紫外波段SiO2／Si3N4介质膜分布式布拉格反射镜的制备与研究

摘要

采用光学传递矩阵方法设计了紫外波段Si02／Si3N4介质膜分布式布拉格反射镜，并利用等离子体增强化学气相沉积技术在蓝宝石（0001）衬底上制备了Si02／Si3N4介质膜分布式布拉格反射镜．光反射测试表明，样品反射谱的峰值波长仅与理论模拟谱线相差10nm，并随着反射镜周期数的增加而蓝移．由于Si02与Si3N4具有相对较大的折射率比，因而制备的周期数为13的样品反射谱的峰值反射率就已大于99％．样品反射谱的中心波长为333nm，谱峰的半高宽为58nm．样品截面的扫描电子显微镜和表面的原子力显微镜测量结果表明，样品反射谱的中心波长蓝移是由子层的层厚和界面粗糙度的变化引起的．x射线反射谱表明，子层界面过渡层对于反射率的影响较小，并且Si02膜的质量比Si3N4差，也是造成反射率低于理论值的原因之一．%In this paper, we design a SiO2/Si3N4 dielectric distributed Bragg reflector （DDBR） by the transfer-matrix method, which is grown by plasma-enhanced chemical vapor deposition on sapphire （0001）. There exists a slight difference between theoretical and experimental results in peak wavelength （- 10 nm）. The peak wavelength is blue shifted with the number of DDBR pairs increasing. The 13-pair DDBR provides a 58 nm wide stop band centered at 333 nm with a maximal reflectivity of higher than 99%, as the refractive index ratio of Si3N4 to SiO2 is relatively high. It is proved by the scanning electron microscope and atomic force microscope measurements that the variations of thickness and roughness of Si3N4 layer with respect to SiO2 layer during growth contribute to the blue shift of peak wavelength.

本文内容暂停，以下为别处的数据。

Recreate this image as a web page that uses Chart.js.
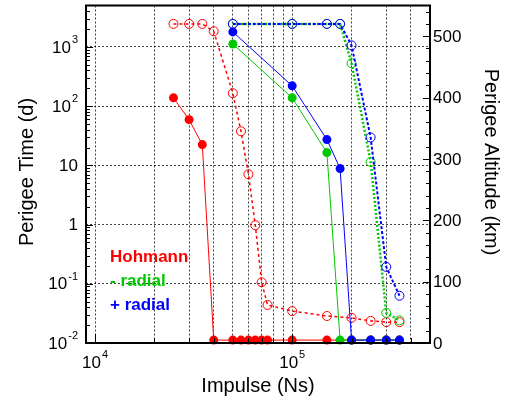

The X-ray reflectivity measurements indicate that the interfacial degradation of the samples has little effect on the maximum reflectivity, and the relatively poor quality of SiO2 compared with Si3N4 may be one of the reasons that cause the difference between the measurements and simulations.